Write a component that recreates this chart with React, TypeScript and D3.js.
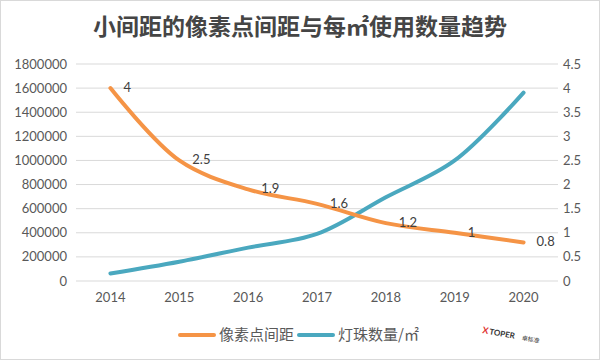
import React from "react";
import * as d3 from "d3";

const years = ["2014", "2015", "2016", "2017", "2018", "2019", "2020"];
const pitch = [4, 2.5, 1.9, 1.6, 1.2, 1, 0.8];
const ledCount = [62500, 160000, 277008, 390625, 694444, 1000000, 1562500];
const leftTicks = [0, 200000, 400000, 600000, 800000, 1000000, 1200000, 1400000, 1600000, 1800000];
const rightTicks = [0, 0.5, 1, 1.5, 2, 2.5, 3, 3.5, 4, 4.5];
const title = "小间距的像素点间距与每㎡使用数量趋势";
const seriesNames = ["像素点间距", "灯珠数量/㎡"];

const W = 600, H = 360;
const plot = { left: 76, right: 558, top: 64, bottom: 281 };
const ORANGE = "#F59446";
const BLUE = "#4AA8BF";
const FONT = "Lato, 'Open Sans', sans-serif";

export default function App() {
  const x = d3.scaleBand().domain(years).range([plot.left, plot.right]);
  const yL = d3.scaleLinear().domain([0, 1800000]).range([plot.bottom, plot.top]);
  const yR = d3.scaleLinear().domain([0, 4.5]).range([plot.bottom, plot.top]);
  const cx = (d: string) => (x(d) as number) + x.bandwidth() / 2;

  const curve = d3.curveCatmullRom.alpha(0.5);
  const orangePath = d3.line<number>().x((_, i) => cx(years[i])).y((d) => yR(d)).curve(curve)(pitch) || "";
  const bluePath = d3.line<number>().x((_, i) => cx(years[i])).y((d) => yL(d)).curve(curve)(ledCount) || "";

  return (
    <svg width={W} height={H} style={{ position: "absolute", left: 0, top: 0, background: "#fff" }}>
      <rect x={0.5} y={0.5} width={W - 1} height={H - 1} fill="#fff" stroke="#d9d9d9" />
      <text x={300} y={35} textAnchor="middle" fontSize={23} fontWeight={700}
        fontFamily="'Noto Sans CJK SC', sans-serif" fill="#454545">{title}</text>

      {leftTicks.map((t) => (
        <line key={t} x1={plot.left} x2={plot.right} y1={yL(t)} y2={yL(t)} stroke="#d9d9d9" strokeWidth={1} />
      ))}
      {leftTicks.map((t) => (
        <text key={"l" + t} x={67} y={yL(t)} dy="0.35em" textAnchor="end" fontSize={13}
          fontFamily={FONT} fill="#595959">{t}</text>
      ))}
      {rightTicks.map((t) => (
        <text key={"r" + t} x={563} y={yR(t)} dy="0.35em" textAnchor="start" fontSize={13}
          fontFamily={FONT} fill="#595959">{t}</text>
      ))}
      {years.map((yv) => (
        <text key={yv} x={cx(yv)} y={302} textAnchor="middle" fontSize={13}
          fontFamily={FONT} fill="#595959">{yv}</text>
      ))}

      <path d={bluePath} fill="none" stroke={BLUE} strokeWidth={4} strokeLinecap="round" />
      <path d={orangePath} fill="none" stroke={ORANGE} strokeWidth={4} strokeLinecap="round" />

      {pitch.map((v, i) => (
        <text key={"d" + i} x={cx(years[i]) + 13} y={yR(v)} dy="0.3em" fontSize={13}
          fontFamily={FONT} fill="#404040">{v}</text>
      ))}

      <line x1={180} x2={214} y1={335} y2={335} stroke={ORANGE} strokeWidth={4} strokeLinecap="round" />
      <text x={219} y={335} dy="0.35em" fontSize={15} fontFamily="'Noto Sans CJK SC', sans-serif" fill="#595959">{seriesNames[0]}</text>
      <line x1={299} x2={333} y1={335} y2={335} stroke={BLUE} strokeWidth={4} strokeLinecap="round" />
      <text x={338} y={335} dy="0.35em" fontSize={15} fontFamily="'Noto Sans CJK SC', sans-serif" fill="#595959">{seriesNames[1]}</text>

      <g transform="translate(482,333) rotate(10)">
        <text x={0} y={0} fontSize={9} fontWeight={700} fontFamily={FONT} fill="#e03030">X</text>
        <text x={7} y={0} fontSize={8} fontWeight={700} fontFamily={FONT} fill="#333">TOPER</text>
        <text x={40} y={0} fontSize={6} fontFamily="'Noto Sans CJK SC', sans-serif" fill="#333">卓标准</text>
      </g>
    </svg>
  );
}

• EXERCISE OBJECTIVE
Copy out the whole listing exactly, and don't carry over any pictures.

• EXERCISE OUTPUT
Write a component that recreates this chart with React, TypeScript and D3.js.
import React from "react";
import * as d3 from "d3";

const years = ["2014", "2015", "2016", "2017", "2018", "2019", "2020"];
const pitch = [4, 2.5, 1.9, 1.6, 1.2, 1, 0.8];
const ledCount = [62500, 160000, 277008, 390625, 694444, 1000000, 1562500];
const leftTicks = [0, 200000, 400000, 600000, 800000, 1000000, 1200000, 1400000, 1600000, 1800000];
const rightTicks = [0, 0.5, 1, 1.5, 2, 2.5, 3, 3.5, 4, 4.5];
const title = "小间距的像素点间距与每㎡使用数量趋势";
const seriesNames = ["像素点间距", "灯珠数量/㎡"];

const W = 600, H = 360;
const plot = { left: 76, right: 558, top: 64, bottom: 281 };
const ORANGE = "#F59446";
const BLUE = "#4AA8BF";
const FONT = "Lato, 'Open Sans', sans-serif";

export default function App() {
  const x = d3.scaleBand().domain(years).range([plot.left, plot.right]);
  const yL = d3.scaleLinear().domain([0, 1800000]).range([plot.bottom, plot.top]);
  const yR = d3.scaleLinear().domain([0, 4.5]).range([plot.bottom, plot.top]);
  const cx = (d: string) => (x(d) as number) + x.bandwidth() / 2;

  const curve = d3.curveCatmullRom.alpha(0.5);
  const orangePath = d3.line<number>().x((_, i) => cx(years[i])).y((d) => yR(d)).curve(curve)(pitch) || "";
  const bluePath = d3.line<number>().x((_, i) => cx(years[i])).y((d) => yL(d)).curve(curve)(ledCount) || "";

  return (
    <svg width={W} height={H} style={{ position: "absolute", left: 0, top: 0, background: "#fff" }}>
      <rect x={0.5} y={0.5} width={W - 1} height={H - 1} fill="#fff" stroke="#d9d9d9" />
      <text x={300} y={35} textAnchor="middle" fontSize={23} fontWeight={700}
        fontFamily="'Noto Sans CJK SC', sans-serif" fill="#454545">{title}</text>

      {leftTicks.map((t) => (
        <line key={t} x1={plot.left} x2={plot.right} y1={yL(t)} y2={yL(t)} stroke="#d9d9d9" strokeWidth={1} />
      ))}
      {leftTicks.map((t) => (
        <text key={"l" + t} x={67} y={yL(t)} dy="0.35em" textAnchor="end" fontSize={13}
          fontFamily={FONT} fill="#595959">{t}</text>
      ))}
      {rightTicks.map((t) => (
        <text key={"r" + t} x={563} y={yR(t)} dy="0.35em" textAnchor="start" fontSize={13}
          fontFamily={FONT} fill="#595959">{t}</text>
      ))}
      {years.map((yv) => (
        <text key={yv} x={cx(yv)} y={302} textAnchor="middle" fontSize={13}
          fontFamily={FONT} fill="#595959">{yv}</text>
      ))}

      <path d={bluePath} fill="none" stroke={BLUE} strokeWidth={4} strokeLinecap="round" />
      <path d={orangePath} fill="none" stroke={ORANGE} strokeWidth={4} strokeLinecap="round" />

      {pitch.map((v, i) => (
        <text key={"d" + i} x={cx(years[i]) + 13} y={yR(v)} dy="0.3em" fontSize={13}
          fontFamily={FONT} fill="#404040">{v}</text>
      ))}

      <line x1={180} x2={214} y1={335} y2={335} stroke={ORANGE} strokeWidth={4} strokeLinecap="round" />
      <text x={219} y={335} dy="0.35em" fontSize={15} fontFamily="'Noto Sans CJK SC', sans-serif" fill="#595959">{seriesNames[0]}</text>
      <line x1={299} x2={333} y1={335} y2={335} stroke={BLUE} strokeWidth={4} strokeLinecap="round" />
      <text x={338} y={335} dy="0.35em" fontSize={15} fontFamily="'Noto Sans CJK SC', sans-serif" fill="#595959">{seriesNames[1]}</text>

      <g transform="translate(482,333) rotate(10)">
        <text x={0} y={0} fontSize={9} fontWeight={700} fontFamily={FONT} fill="#e03030">X</text>
        <text x={7} y={0} fontSize={8} fontWeight={700} fontFamily={FONT} fill="#333">TOPER</text>
        <text x={40} y={0} fontSize={6} fontFamily="'Noto Sans CJK SC', sans-serif" fill="#333">卓标准</text>
      </g>
    </svg>
  );
}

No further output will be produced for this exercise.